Information supplied ::
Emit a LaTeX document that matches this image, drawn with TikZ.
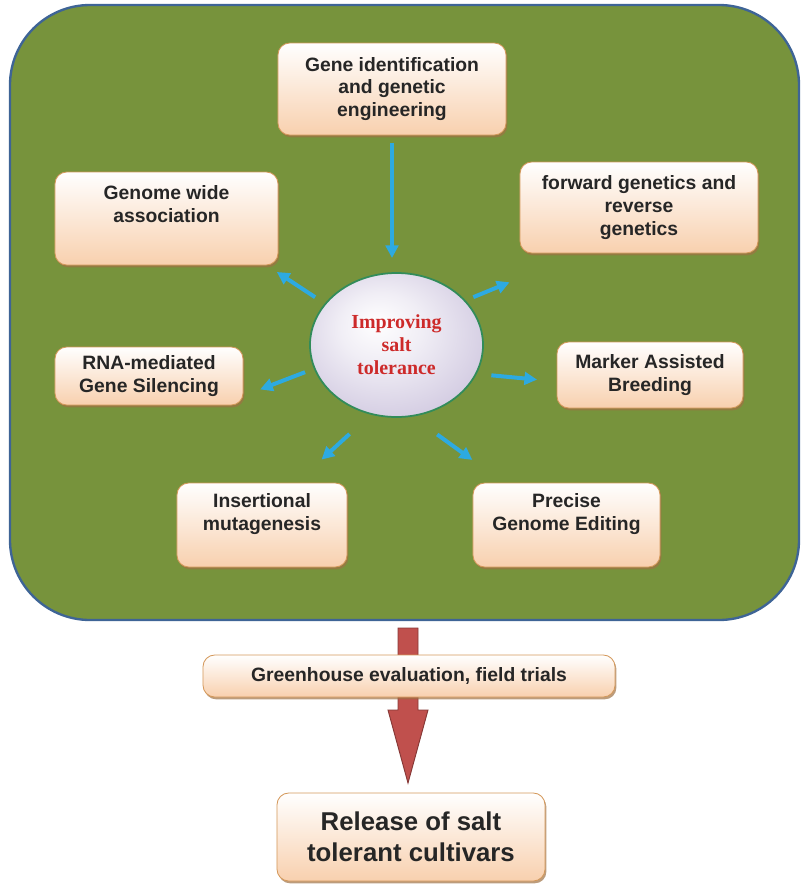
\documentclass[tikz,border=0pt]{standalone}
\usepackage{fontspec}
\setmainfont{Liberation Sans}
\newfontfamily\hubfont{Liberation Serif}
\usetikzlibrary{arrows.meta,shadows,shapes.geometric}
\definecolor{leaf}{RGB}{119,147,60}
\definecolor{frameblue}{RGB}{62,100,150}
\definecolor{peach}{RGB}{248,208,174}
\definecolor{peachline}{RGB}{212,152,90}
\definecolor{spokeblue}{RGB}{45,170,225}
\definecolor{flowred}{RGB}{192,80,77}
\definecolor{hubred}{RGB}{205,42,42}
\definecolor{lavender}{RGB}{196,186,216}
\definecolor{hubline}{RGB}{50,140,90}
\pgfdeclareradialshading{hubshade}{\pgfpoint{-6bp}{8bp}}{%
  color(0bp)=(white); color(12bp)=(white!75!lavender);
  color(30bp)=(white!25!lavender); color(50bp)=(lavender)}
\begin{document}
\begin{tikzpicture}[
  x=0.03cm,y=-0.03cm,
  boxtext/.style={align=center,text=black!85,
    font=\bfseries\fontsize{16.5}{19.5}\selectfont},
  method/.style={boxtext,draw=peachline,line width=0.7pt,rounded corners=10pt,
    top color=white,bottom color=peach,inner sep=0pt,outer sep=0pt,
    drop shadow={shadow xshift=1.2pt,shadow yshift=-2pt,
      fill=peachline!75!black,opacity=.7}},
  result/.style={method,font=\bfseries\fontsize{22}{26}\selectfont},
  hub/.style={ellipse,draw=hubline,line width=1.5pt,inner sep=0pt,outer sep=0pt,
    shading=hubshade,align=center,text=hubred,
    font=\hubfont\bfseries\fontsize{17}{19.5}\selectfont},
  spoke/.style={-{Triangle[length=0.38cm,width=0.38cm]},line width=0.12cm,spokeblue}
]
  \useasboundingbox (0,0) rectangle (801,885);
  \draw[frameblue,line width=2pt,fill=leaf,rounded corners=2.4cm]
    (10,5) rectangle (799,620);

  \node[hub,minimum width=5.19cm,minimum height=4.32cm] (core) at (396.5,345)
    {Improving\\salt\\tolerance};

  \node[method,minimum width=6.84cm,minimum height=2.76cm] (gene) at (392,89)
    {Gene identification\\and genetic\\engineering};
  \node[method,minimum width=6.69cm,minimum height=2.79cm,
    label={[boxtext,yshift=0.43cm]center:Genome wide\\association}]
    (gwas) at (166.5,218.5) {};
  \node[method,minimum width=7.14cm,minimum height=2.73cm] (fwd) at (639,207.5)
    {forward genetics and\\reverse\\genetics};
  \node[method,minimum width=5.64cm,minimum height=1.74cm] (rna) at (149,376)
    {RNA-mediated\\Gene Silencing};
  \node[method,minimum width=5.58cm,minimum height=1.98cm] (mab) at (650,375)
    {Marker Assisted\\Breeding};
  \node[method,minimum width=5.1cm,minimum height=2.52cm,
    label={[boxtext,yshift=0.33cm]center:Insertional\\mutagenesis}]
    (ins) at (262,525) {};
  \node[method,minimum width=5.61cm,minimum height=2.52cm,
    label={[boxtext,yshift=0.33cm]center:Precise\\Genome Editing}]
    (pge) at (566.5,525) {};

  \draw[spoke,shorten <=0.24cm,shorten >=0.45cm] (gene.south) -- (gene.south |- core.north);
  \draw[spoke,shorten <=0.37cm,shorten >=0.38cm] (core.150) -- (gwas.-25);
  \draw[spoke,shorten <=0.31cm,shorten >=0.55cm] (core.196) -- (rna.-12.5);
  \draw[spoke,shorten <=0.28cm,shorten >=2.31cm] (core.33) -- (fwd.218);
  \draw[spoke,shorten <=0.47cm,shorten >=0.6cm] (core.-20) -- (mab.184);
  \draw[spoke,shorten <=0.89cm,shorten >=1.04cm] (core.-110) -- (ins.51);
  \draw[spoke,shorten <=0.95cm,shorten >=1.18cm] (core.-78) -- (pge.146);

  \draw[draw=flowred!70!black,fill=flowred,line width=0.8pt]
    (398,628) -- (418,628) -- (418,710) -- (428,710) -- (408,783)
    -- (388,710) -- (398,710) -- cycle;
  \node[method,minimum width=12.36cm,minimum height=1.26cm] (trial) at (409,676)
    {Greenhouse evaluation, field trials};
  \node[result,minimum width=8.04cm,minimum height=2.64cm] (release) at (411,837)
    {Release of salt\\tolerant cultivars};
\end{tikzpicture}
\end{document}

Task to carry out :: Restate the whole listing above exactly, except for its images.

Result for this exercise ::
Emit a LaTeX document that matches this image, drawn with TikZ.
\documentclass[tikz,border=0pt]{standalone}
\usepackage{fontspec}
\setmainfont{Liberation Sans}
\newfontfamily\hubfont{Liberation Serif}
\usetikzlibrary{arrows.meta,shadows,shapes.geometric}
\definecolor{leaf}{RGB}{119,147,60}
\definecolor{frameblue}{RGB}{62,100,150}
\definecolor{peach}{RGB}{248,208,174}
\definecolor{peachline}{RGB}{212,152,90}
\definecolor{spokeblue}{RGB}{45,170,225}
\definecolor{flowred}{RGB}{192,80,77}
\definecolor{hubred}{RGB}{205,42,42}
\definecolor{lavender}{RGB}{196,186,216}
\definecolor{hubline}{RGB}{50,140,90}
\pgfdeclareradialshading{hubshade}{\pgfpoint{-6bp}{8bp}}{%
  color(0bp)=(white); color(12bp)=(white!75!lavender);
  color(30bp)=(white!25!lavender); color(50bp)=(lavender)}
\begin{document}
\begin{tikzpicture}[
  x=0.03cm,y=-0.03cm,
  boxtext/.style={align=center,text=black!85,
    font=\bfseries\fontsize{16.5}{19.5}\selectfont},
  method/.style={boxtext,draw=peachline,line width=0.7pt,rounded corners=10pt,
    top color=white,bottom color=peach,inner sep=0pt,outer sep=0pt,
    drop shadow={shadow xshift=1.2pt,shadow yshift=-2pt,
      fill=peachline!75!black,opacity=.7}},
  result/.style={method,font=\bfseries\fontsize{22}{26}\selectfont},
  hub/.style={ellipse,draw=hubline,line width=1.5pt,inner sep=0pt,outer sep=0pt,
    shading=hubshade,align=center,text=hubred,
    font=\hubfont\bfseries\fontsize{17}{19.5}\selectfont},
  spoke/.style={-{Triangle[length=0.38cm,width=0.38cm]},line width=0.12cm,spokeblue}
]
  \useasboundingbox (0,0) rectangle (801,885);
  \draw[frameblue,line width=2pt,fill=leaf,rounded corners=2.4cm]
    (10,5) rectangle (799,620);

  \node[hub,minimum width=5.19cm,minimum height=4.32cm] (core) at (396.5,345)
    {Improving\\salt\\tolerance};

  \node[method,minimum width=6.84cm,minimum height=2.76cm] (gene) at (392,89)
    {Gene identification\\and genetic\\engineering};
  \node[method,minimum width=6.69cm,minimum height=2.79cm,
    label={[boxtext,yshift=0.43cm]center:Genome wide\\association}]
    (gwas) at (166.5,218.5) {};
  \node[method,minimum width=7.14cm,minimum height=2.73cm] (fwd) at (639,207.5)
    {forward genetics and\\reverse\\genetics};
  \node[method,minimum width=5.64cm,minimum height=1.74cm] (rna) at (149,376)
    {RNA-mediated\\Gene Silencing};
  \node[method,minimum width=5.58cm,minimum height=1.98cm] (mab) at (650,375)
    {Marker Assisted\\Breeding};
  \node[method,minimum width=5.1cm,minimum height=2.52cm,
    label={[boxtext,yshift=0.33cm]center:Insertional\\mutagenesis}]
    (ins) at (262,525) {};
  \node[method,minimum width=5.61cm,minimum height=2.52cm,
    label={[boxtext,yshift=0.33cm]center:Precise\\Genome Editing}]
    (pge) at (566.5,525) {};

  \draw[spoke,shorten <=0.24cm,shorten >=0.45cm] (gene.south) -- (gene.south |- core.north);
  \draw[spoke,shorten <=0.37cm,shorten >=0.38cm] (core.150) -- (gwas.-25);
  \draw[spoke,shorten <=0.31cm,shorten >=0.55cm] (core.196) -- (rna.-12.5);
  \draw[spoke,shorten <=0.28cm,shorten >=2.31cm] (core.33) -- (fwd.218);
  \draw[spoke,shorten <=0.47cm,shorten >=0.6cm] (core.-20) -- (mab.184);
  \draw[spoke,shorten <=0.89cm,shorten >=1.04cm] (core.-110) -- (ins.51);
  \draw[spoke,shorten <=0.95cm,shorten >=1.18cm] (core.-78) -- (pge.146);

  \draw[draw=flowred!70!black,fill=flowred,line width=0.8pt]
    (398,628) -- (418,628) -- (418,710) -- (428,710) -- (408,783)
    -- (388,710) -- (398,710) -- cycle;
  \node[method,minimum width=12.36cm,minimum height=1.26cm] (trial) at (409,676)
    {Greenhouse evaluation, field trials};
  \node[result,minimum width=8.04cm,minimum height=2.64cm] (release) at (411,837)
    {Release of salt\\tolerant cultivars};
\end{tikzpicture}
\end{document}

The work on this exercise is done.